It’s National Nurses Week, so it’s only fitting that we shine a light on our phenomenal nursing team. At JCCA we like to say that Heroes Work Here, and no team embodies that truth more than our nurses, who go above and beyond in countless ways to offer hope and care to the young people we serve. 

In speaking to a half-dozen members of the team, one theme remained constant: while working in foster care has considerable challenges, the bond with the clients keeps them going. “The best part of the job is the kids, the hugs. The clinic is our happy place,” says Leilani Brito. 

Campus medical team

“You get to know these kids,” says fellow Bronx-based nurse Christina Moffitt, echoing the sentiment. “You watch them grow. They open up to us about their problems and we work through them together. You see the results and celebrate the progress.” 

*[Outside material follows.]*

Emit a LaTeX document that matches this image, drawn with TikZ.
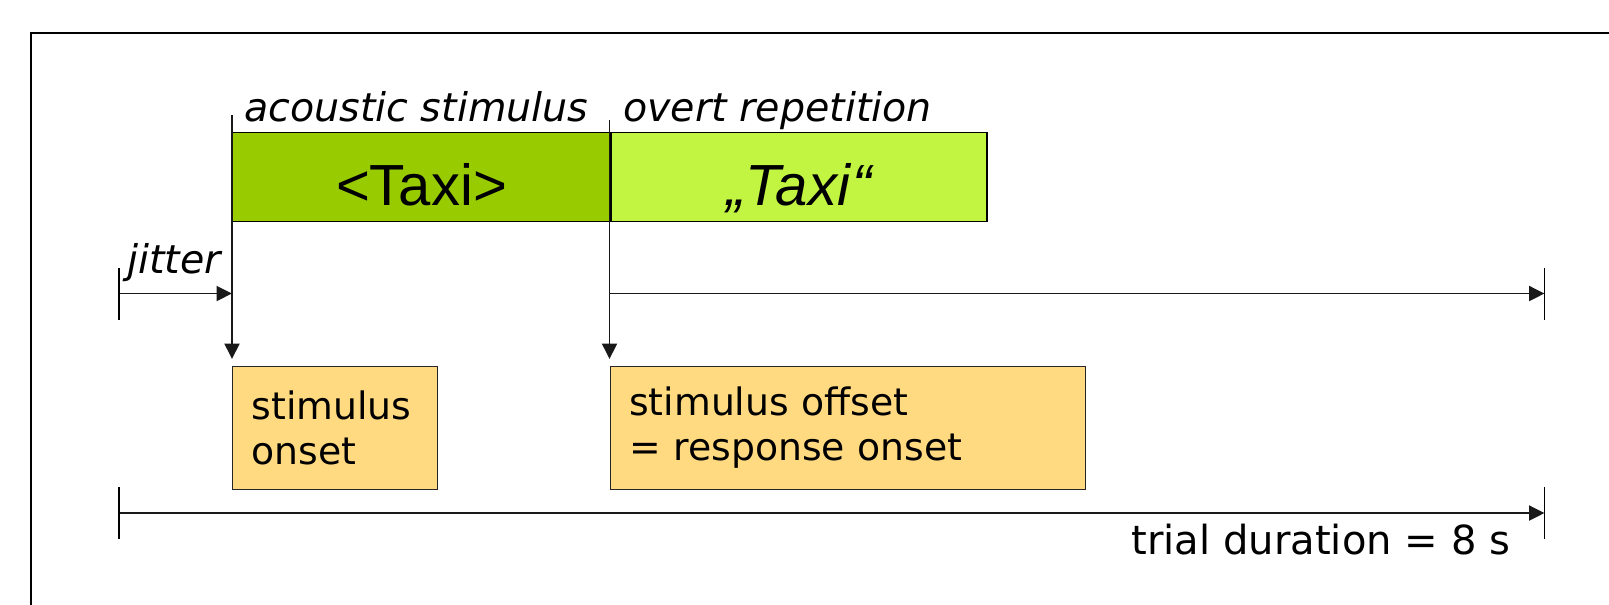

“The reward in this work is to be able meet these kids and lend them an ear,” notes Brooklyn nurse Guidelle Ganthier. “The goal is to show them there’s someone here for them, someone willing to listen without judgement and support the changes they want to make to better their lives. It’s not just about physical health, it’s about the person as a whole.” 

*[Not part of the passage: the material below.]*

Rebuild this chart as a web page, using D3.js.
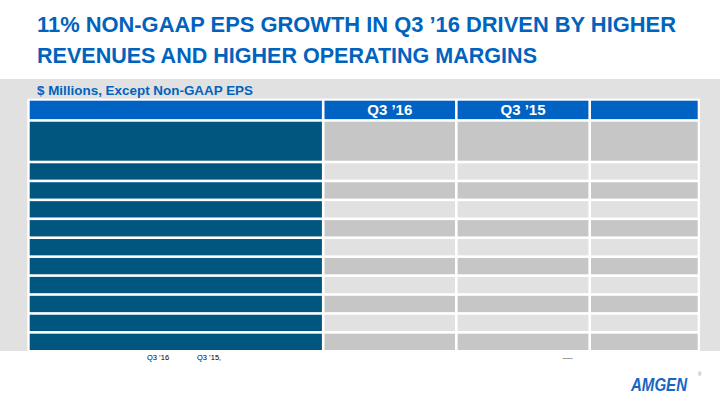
<!DOCTYPE html>
<html><head><meta charset="utf-8">
<script src="https://cdn.jsdelivr.net/npm/d3@7/dist/d3.min.js"></script>
<style>html,body{margin:0;padding:0;background:#fff;}svg{display:block;}</style>
</head><body>
<svg id="c" width="720" height="405"></svg>
<script>
// ---- data ----
const titleLines = ["11% NON-GAAP EPS GROWTH IN Q3 \u201916 DRIVEN BY HIGHER", "REVENUES AND HIGHER OPERATING MARGINS"];
const subtitle = "$ Millions, Except Non-GAAP EPS";
const columns = ["", "Q3 \u201916", "Q3 \u201915", ""];
const rowLabels = [["", ""], [""], [""], [""], [""], [""], [""], [""], [""], [""], [""]];
const valuesQ316 = ["", "", "", "", "", "", "", "", "", "", ""];
const valuesQ315 = ["", "", "", "", "", "", "", "", "", "", ""];
const valuesChange = ["", "", "", "", "", "", "", "", "", "", ""];
const footnoteParts = ["Q3 \u201916", "Q3 \u201915,"];
const footnoteDash = "\u2014";
const logoText = "AMGEN";

// ---- layout ----
const svg = d3.select("#c");
const BLUE = "#0063be", HEADER = "#0063c4", NAVY = "#00567f";
const LIGHT = "#e1e1e1", DARK = "#c6c6c7";

svg.append("rect").attr("x", 0).attr("y", 79).attr("width", 720).attr("height", 272).attr("fill", LIGHT);

const titleWidths = [639, 500];
svg.selectAll("text.title").data(titleLines).join("text")
  .attr("class", "title")
  .attr("x", 37).attr("y", (d, i) => 32 + i * 30.5)
  .attr("font-family", "'Liberation Sans Narrow','Liberation Sans',Arial,sans-serif")
  .attr("font-weight", 700).attr("font-size", 22.5).attr("fill", BLUE)
  .attr("textLength", (d, i) => titleWidths[i]).attr("lengthAdjust", "spacingAndGlyphs")
  .text(d => d);

svg.append("text").attr("x", 37).attr("y", 94.5)
  .attr("font-family", "'Liberation Sans Narrow','Liberation Sans',Arial,sans-serif")
  .attr("font-weight", 700).attr("font-size", 13).attr("fill", BLUE)
  .attr("textLength", 216).attr("lengthAdjust", "spacingAndGlyphs")
  .text(subtitle);

// table geometry via scales
const colWeights = [294.8, 133.1, 133.4, 109.3];
const colEdges = [0, ...d3.cumsum(colWeights)];
const x = d3.scaleLinear().domain([0, d3.sum(colWeights)]).range([28.4, 699]);
const headerH = 21, lineH = 18.9, tallH = 41.5;
const rowHs = [headerH, ...rowLabels.map(l => l.length > 1 ? tallH : lineH)];
const rowEdges = [0, ...d3.cumsum(rowHs)];
const y = d3.scaleLinear().domain([0, d3.sum(rowHs)]).range([99.4, 351.3]);
const inset = 1.3;

svg.append("rect").attr("x", 27.3).attr("y", 98.6).attr("width", 700 - 27.3).attr("height", 352.3 - 98.6).attr("fill", "#fff");

const rows = rowLabels.map((lab, i) => ({lab, cells: [lab.join("\n"), valuesQ316[i], valuesQ315[i], valuesChange[i]]}));
const cells = [];
columns.forEach((c, j) => cells.push({r: 0, c: j, text: c}));
rows.forEach((row, i) => row.cells.forEach((t, j) => cells.push({r: i + 1, c: j, text: t})));

svg.selectAll("rect.cell").data(cells).join("rect")
  .attr("class", "cell")
  .attr("x", d => x(colEdges[d.c]) + inset)
  .attr("y", d => y(rowEdges[d.r]) + inset)
  .attr("width", d => x(colEdges[d.c + 1]) - x(colEdges[d.c]) - 2 * inset)
  .attr("height", d => y(rowEdges[d.r + 1]) - y(rowEdges[d.r]) - 2 * inset)
  .attr("fill", d => d.r === 0 ? HEADER : (d.c === 0 ? NAVY : (d.r % 2 === 1 ? DARK : LIGHT)));

svg.selectAll("text.cell").data(cells.filter(d => d.text.trim() !== "")).join("text")
  .attr("class", "cell")
  .attr("x", d => (x(colEdges[d.c]) + x(colEdges[d.c + 1])) / 2)
  .attr("y", d => (y(rowEdges[d.r]) + y(rowEdges[d.r + 1])) / 2 + 5.5)
  .attr("text-anchor", "middle")
  .attr("font-family", "'Liberation Sans',Arial,sans-serif")
  .attr("font-weight", 700).attr("font-size", 15).attr("fill", "#fff")
  .text(d => d.text);

// footnote
const fx = [147, 197];
svg.selectAll("text.fn").data(footnoteParts).join("text")
  .attr("class", "fn")
  .attr("x", (d, i) => fx[i]).attr("y", 360)
  .attr("font-family", "'Liberation Sans',Arial,sans-serif")
  .attr("font-size", 7.5).attr("fill", "#000")
  .text(d => d);
svg.append("text").attr("x", 567.5).attr("y", 360.5).attr("text-anchor", "middle")
  .attr("font-family", "'Liberation Sans',Arial,sans-serif")
  .attr("font-size", 10).attr("fill", "#888").text(footnoteDash);

// logo
svg.append("text").attr("x", 631).attr("y", 391)
  .attr("font-family", "'Liberation Sans',Arial,sans-serif")
  .attr("font-weight", 900).attr("font-style", "italic").attr("font-size", 18).attr("fill", "#1766c4")
  .attr("textLength", 56).attr("lengthAdjust", "spacingAndGlyphs").text(logoText);
svg.append("text").attr("x", 698).attr("y", 376)
  .attr("font-family", "'Liberation Sans',Arial,sans-serif")
  .attr("font-size", 4.5).attr("fill", "#888").text("\u00ae");
</script>
</body></html>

Brooklyn nurses Denise Mitchell and Guidelle Ganthier

Another thing you can’t fail to notice when speaking with the team is the deep sense of comradery and affection. Denise Mitchell emphasized the collaboration and support that typifies the nursing staff. “Our work crosses disciplines,’ Brito adds. “We work with foster parents, biological parents, and social workers. The teamwork is impressive. I never feel like I’m doing this alone.”  

The talent, dedication, and resilience of the nursing team is not lost on JCCA leadership. “You have to be a special person to do this work,” remarks Christina Longden, JCCA’s Vice President of Clinical Operations. “Some of the young people in our care have heartbreaking stories. But our nurses are committed. They love pediatrics.” 

For some, the work is undeniably personal. “Many of our staff have been on journeys of their own,” Longden continues. “We’ve had team members who were in foster care as children. Their example is empowering for our kids to see. Our staff is compassionate and encouraging. Their capacity to connect with vulnerable young people is something you can’t teach. It comes from within.” 

Halloween at the Pleasantville Cottage School Health Center

“Our nurses are like no other group I’ve ever worked with,” notes Campus Nursing Coordinator Kimberly Matusiak. “This is not an easy job, but they remain patient, positive, and creative. They talk our kids into showing up for appointments, sticking to their treatment plans. Above all they are reliable and consistent. That means a lot to these kids, given the instability they’ve faced.” 

Thank you to the nurses at JCCA and elsewhere who tirelessly uplift and empower the people in their care. Your impact resonates beyond measure.